I understand where the translation bits go, the rotation bits and the scaling bits go but I am a little unsure as to how best to handle the multiplication. I have a single 4x4 matrix with the scaling, rotation and translation all applied, lets say I have a bone skeleton and i want to work out the initial positions (So I need to multiply in a recursive way). When I multiply this out to work out the bones final positions I "should" (in my mind) just be able to multiply the 4x4 transformations but I don't think this is right.

The scale components effect the rotation components so I am thinking should I actually keep the scale, rotation and translation components separate and multiply these like I did before and only combine to a 4x4 at the very end when I have the final transformation, or am I talking rubbish and the 4x4 matrix multiplication should all work and there is a bug else where in my code? (I can't get my objects to draw correctly as they were before so there is definitely a problem somewhere).
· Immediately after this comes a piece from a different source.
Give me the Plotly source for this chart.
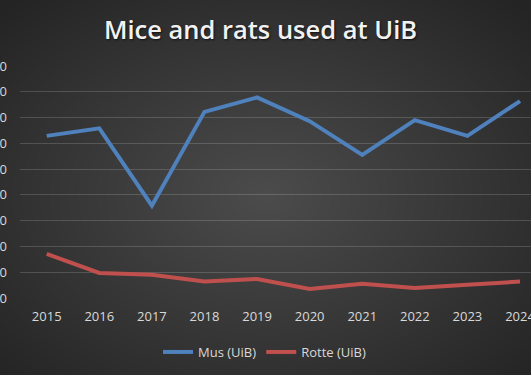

To give you are idea of what I did before, this is the pseudo code for the transformation code I had before (scale, rotation and translation kept as separate items)

newXXX = the result of the multiplication
currentXXX = the current transformation values
toMultiplyXXX = the transformation to multiplied with
(newXXX = currentXXX * toMultiplyXXX)

newPosition = (currentRotation * toMultiplyPosition) + currentPosition
newRotation = currentRotation * toMultiplyRotation
newScale = currentScale * toMultipleScale